Travis Scott’s meal includes a quarter-pounder with cheese, bacon and lettuce, fries with barbecue sauce and a Sprite.

“[Scott] had his own special McDonald’s order as he was growing up,” Healan said. Sharing that part of Scott’s history with his fans added value to the partnership, lending a sense of truth that seemed to resonate with fans. “It was just something that we believed was the perfect intersection of our fan base and our crew with Travis’s fan base.”

Regardless of this promotion’s success, there are important risks that brands should consider when linking up with a celebrity, according to Georgetown University marketing professor Christie Nordhielm. Celebrities are human and unpredictable, and there’s always a chance they’ll do something that doesn’t align with your brand or message—think Lance Armstrong or O.J. Simpson.

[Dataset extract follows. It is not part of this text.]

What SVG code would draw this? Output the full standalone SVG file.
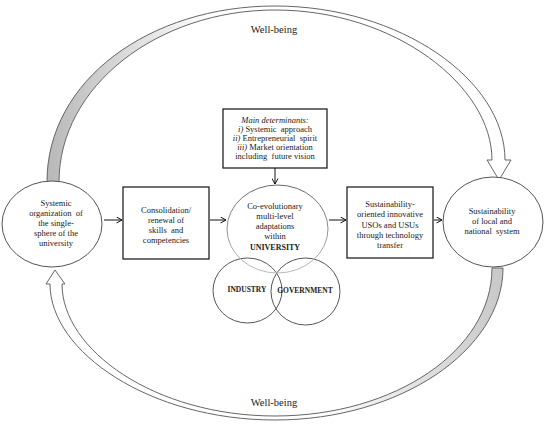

“You can’t control them, you don’t know what they’re going to do, and the stronger that connection is the between the celebrity and your brand, the more you’re going to suffer the damage of it” should something go awry, Nordhielm said.

But there’s also a risk in things going incredibly well, which can give the celebrity more power in renegotiating a new contract and ultimately capture more of the surplus in a follow-up campaign, Nordhielm added. And that’s often where marketers go wrong.